Agency overview
- Formed: 1 January 2003
- Dissolved: 31 December 2016
- Employees: 165

Jurisdictional structure
- Operations jurisdiction: Øst-Finnmark, Finnmark (eastern part), Norway
- General nature: Local civilian police;

Operational structure
- Overseen by: National Police Directorate
- Headquarters: Kirkenes
- Agency executive: Ellen Katrine Hætta, Chief of Police;
- Units: Border Police Reindeer Police (operates snowmobile)

Facilities
- Stations: 8

Website
- https://www.politi.no/ostfinnmark

= Eastern Finnmark Police District =

Eastern Finnmark Police District (Østfinnmark politidistrikt) was one of 27 police districts in Norway from 2003-2016. It covered the eastern part of Finnmark county in Northern Norway. The district was headquartered in Kirkenes and consisted of three police stations at Kirkenes, Vadsø and Vardø, plus five sheriff's offices.
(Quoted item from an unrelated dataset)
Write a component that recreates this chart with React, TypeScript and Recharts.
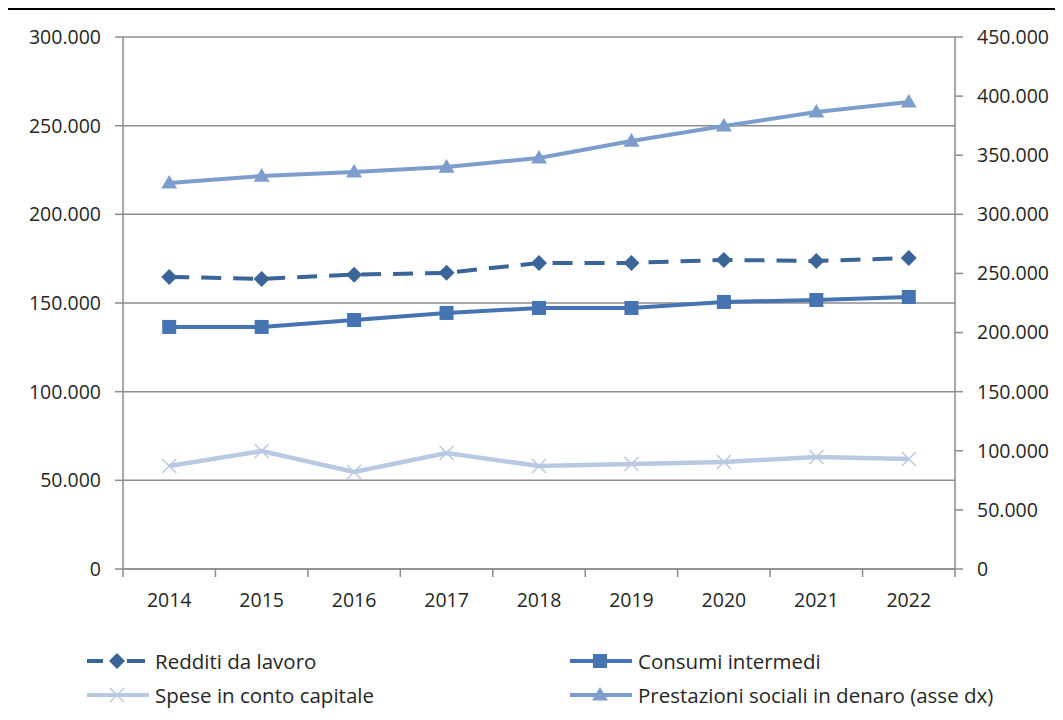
import React from 'react';
import { ComposedChart, Line, XAxis, YAxis, CartesianGrid } from 'recharts';

const years = ['2014', '2015', '2016', '2017', '2018', '2019', '2020', '2021', '2022'];
const redditiDaLavoro = [164700, 163600, 166000, 167000, 172600, 172600, 174300, 173700, 175400];
const consumiIntermedi = [136500, 136500, 140400, 144400, 147200, 147200, 150600, 151700, 153400];
const speseContoCapitale = [58100, 66500, 54700, 65400, 58100, 59200, 60300, 63200, 62000];
const prestazioniSociali = [326500, 332400, 335800, 340000, 347700, 362000, 374700, 386600, 395000];
const leftTicks = [0, 50000, 100000, 150000, 200000, 250000, 300000];
const rightTicks = [0, 50000, 100000, 150000, 200000, 250000, 300000, 350000, 400000, 450000];

const data = years.map((y, i) => ({
  year: y,
  redditi: redditiDaLavoro[i],
  consumi: consumiIntermedi[i],
  spese: speseContoCapitale[i],
  prestazioni: prestazioniSociali[i],
}));

const C_REDDITI = '#3B6598';
const C_CONSUMI = '#4673B1';
const C_SPESE = '#B9C9E1';
const C_PREST = '#7D9DCD';
const AXIS = '#8C8C8C';
const FONT = '"Open Sans", "DejaVu Sans", sans-serif';
const TEXT = '#262626';
const FS = 19.5;
const LFS = 20.5;

const fmt = (v: number) => String(v).replace(/\B(?=(\d{3})+(?!\d))/g, '.');

const Diamond = (props: any) => {
  const { cx, cy, fill } = props;
  if (cx == null || cy == null) return null;
  const r = 8;
  return <path d={`M${cx},${cy - r}L${cx + r},${cy}L${cx},${cy + r}L${cx - r},${cy}Z`} fill={fill} />;
};
const Square = (props: any) => {
  const { cx, cy, fill } = props;
  if (cx == null || cy == null) return null;
  const r = 7;
  return <rect x={cx - r} y={cy - r} width={2 * r} height={2 * r} fill={fill} />;
};
const Triangle = (props: any) => {
  const { cx, cy, fill } = props;
  if (cx == null || cy == null) return null;
  const r = 8;
  return <path d={`M${cx},${cy - r}L${cx + r},${cy + r * 0.7}L${cx - r},${cy + r * 0.7}Z`} fill={fill} />;
};
const Cross = (props: any) => {
  const { cx, cy, stroke } = props;
  if (cx == null || cy == null) return null;
  const r = 7;
  return (
    <g stroke={stroke} strokeWidth={1.5}>
      <line x1={cx - r} y1={cy - r} x2={cx + r} y2={cy + r} />
      <line x1={cx - r} y1={cy + r} x2={cx + r} y2={cy - r} />
    </g>
  );
};

const XTick = (props: any) => {
  const { x, y, payload, index } = props;
  const off = payload?.offset ?? 0;
  const axisY = y - 8;
  return (
    <g>
      <line x1={x - off} y1={axisY} x2={x - off} y2={axisY + 8} stroke={AXIS} strokeWidth={1.5} />
      {index === years.length - 1 && (
        <line x1={x + off} y1={axisY} x2={x + off} y2={axisY + 8} stroke={AXIS} strokeWidth={1.5} />
      )}
      <text x={x} y={y + 30} textAnchor="middle" fill={TEXT} fontSize={FS} fontFamily={FONT}>
        {payload.value}
      </text>
    </g>
  );
};

const legendItems = [
  { name: 'Redditi da lavoro', color: C_REDDITI, dash: '14 8', marker: 'diamond' },
  { name: 'Consumi intermedi', color: C_CONSUMI, dash: undefined, marker: 'square' },
  { name: 'Spese in conto capitale', color: C_SPESE, dash: undefined, marker: 'cross' },
  { name: 'Prestazioni sociali in denaro (asse dx)', color: C_PREST, dash: undefined, marker: 'triangle' },
];

const LegendSample = ({ item }: any) => {
  const cx = 30;
  const cy = 10;
  let m: any = null;
  if (item.marker === 'diamond') m = <Diamond cx={cx} cy={cy} fill={item.color} />;
  if (item.marker === 'square') m = <Square cx={cx} cy={cy} fill={item.color} />;
  if (item.marker === 'cross') m = <Cross cx={cx} cy={cy} stroke={item.color} />;
  if (item.marker === 'triangle') m = <Triangle cx={cx} cy={cy} fill={item.color} />;
  return (
    <svg width={62} height={20} style={{ display: 'block' }}>
      {item.dash ? (
        <g>
          <line x1={0} y1={cy} x2={16} y2={cy} stroke={item.color} strokeWidth={4} />
          <line x1={40} y1={cy} x2={58} y2={cy} stroke={item.color} strokeWidth={4} />
        </g>
      ) : (
        <line x1={0} y1={cy} x2={62} y2={cy} stroke={item.color} strokeWidth={4} />
      )}
      {m}
    </svg>
  );
};

export default function App() {
  return (
    <div style={{ position: 'relative', width: 1055, height: 704, fontFamily: FONT, background: '#fff' }}>
      <div style={{ position: 'absolute', left: -1, top: 0, width: 1056, height: 2, background: '#000' }} />
      <div style={{ position: 'absolute', left: 0, top: 0 }}>
        <ComposedChart width={1055} height={620} data={data} margin={{ top: 29, right: 0, left: 0, bottom: 0 }}>
          <CartesianGrid vertical={false} stroke={AXIS} strokeWidth={1.5} yAxisId="left" />
          <XAxis
            dataKey="year"
            scale="band"
            axisLine={{ stroke: AXIS, strokeWidth: 1.5 }}
            tickLine={false}
            tick={<XTick />}
            height={59}
            interval={0}
          />
          <YAxis
            yAxisId="left"
            orientation="left"
            domain={[0, 300000]}
            ticks={leftTicks}
            tickFormatter={fmt}
            width={115}
            axisLine={{ stroke: AXIS, strokeWidth: 1.5 }}
            tickLine={{ stroke: AXIS, strokeWidth: 1.5 }}
            tickSize={8}
            tickMargin={14}
            tick={{ fill: TEXT, fontSize: FS, fontFamily: FONT }}
            interval={0}
          />
          <YAxis
            yAxisId="right"
            orientation="right"
            domain={[0, 450000]}
            ticks={rightTicks}
            tickFormatter={fmt}
            width={108}
            axisLine={{ stroke: AXIS, strokeWidth: 1.5 }}
            tickLine={{ stroke: AXIS, strokeWidth: 1.5 }}
            tickSize={8}
            tickMargin={14}
            tick={{ fill: TEXT, fontSize: FS, fontFamily: FONT }}
            interval={0}
          />
          <Line
            yAxisId="left"
            dataKey="spese"
            stroke={C_SPESE}
            strokeWidth={4.5}
            dot={<Cross stroke={C_SPESE} />}
            isAnimationActive={false}
          />
          <Line
            yAxisId="left"
            dataKey="consumi"
            stroke={C_CONSUMI}
            strokeWidth={4}
            dot={<Square fill={C_CONSUMI} />}
            isAnimationActive={false}
          />
          <Line
            yAxisId="left"
            dataKey="redditi"
            stroke={C_REDDITI}
            strokeWidth={4}
            strokeDasharray="20 12"
            dot={<Diamond fill={C_REDDITI} />}
            isAnimationActive={false}
          />
          <Line
            yAxisId="right"
            dataKey="prestazioni"
            stroke={C_PREST}
            strokeWidth={4}
            dot={<Triangle fill={C_PREST} />}
            isAnimationActive={false}
          />
        </ComposedChart>
      </div>
      {legendItems.map((item, i) => {
        const col = i % 2;
        const row = Math.floor(i / 2);
        return (
          <div
            key={item.name}
            style={{
              position: 'absolute',
              left: col === 0 ? 79 : 562,
              top: 643 + row * 34,
              display: 'flex',
              alignItems: 'center',
              height: 20,
            }}
          >
            <LegendSample item={item} />
            <span style={{ marginLeft: 6, fontSize: LFS, color: TEXT, whiteSpace: 'nowrap', lineHeight: '20px' }}>
              {item.name}
            </span>
          </div>
        );
      })}
    </div>
  );
}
The district was led by Chief of Police Ellen Katrine Hætta prior to its dissolution in 2016. Specifically the police district covered the municipalities of Vardø, Vadsø, Karasjok, Lebesby, Gamvik, Berlevåg, Tana, Nesseby, Båtsfjord, Sør-Varanger. As of 2011 the district had 165 employees. It has a special responsibility for the Norway–Russia border control at Storskog and the Reindeer Police. The police district was created in 2003 as a merger between the former Sør-Varanger Police District, Vadsø Police District, and Vardø Police District. In 2017, it was dissolved and it became part of the newly created Finnmark Police District which covered all of Finnmark county.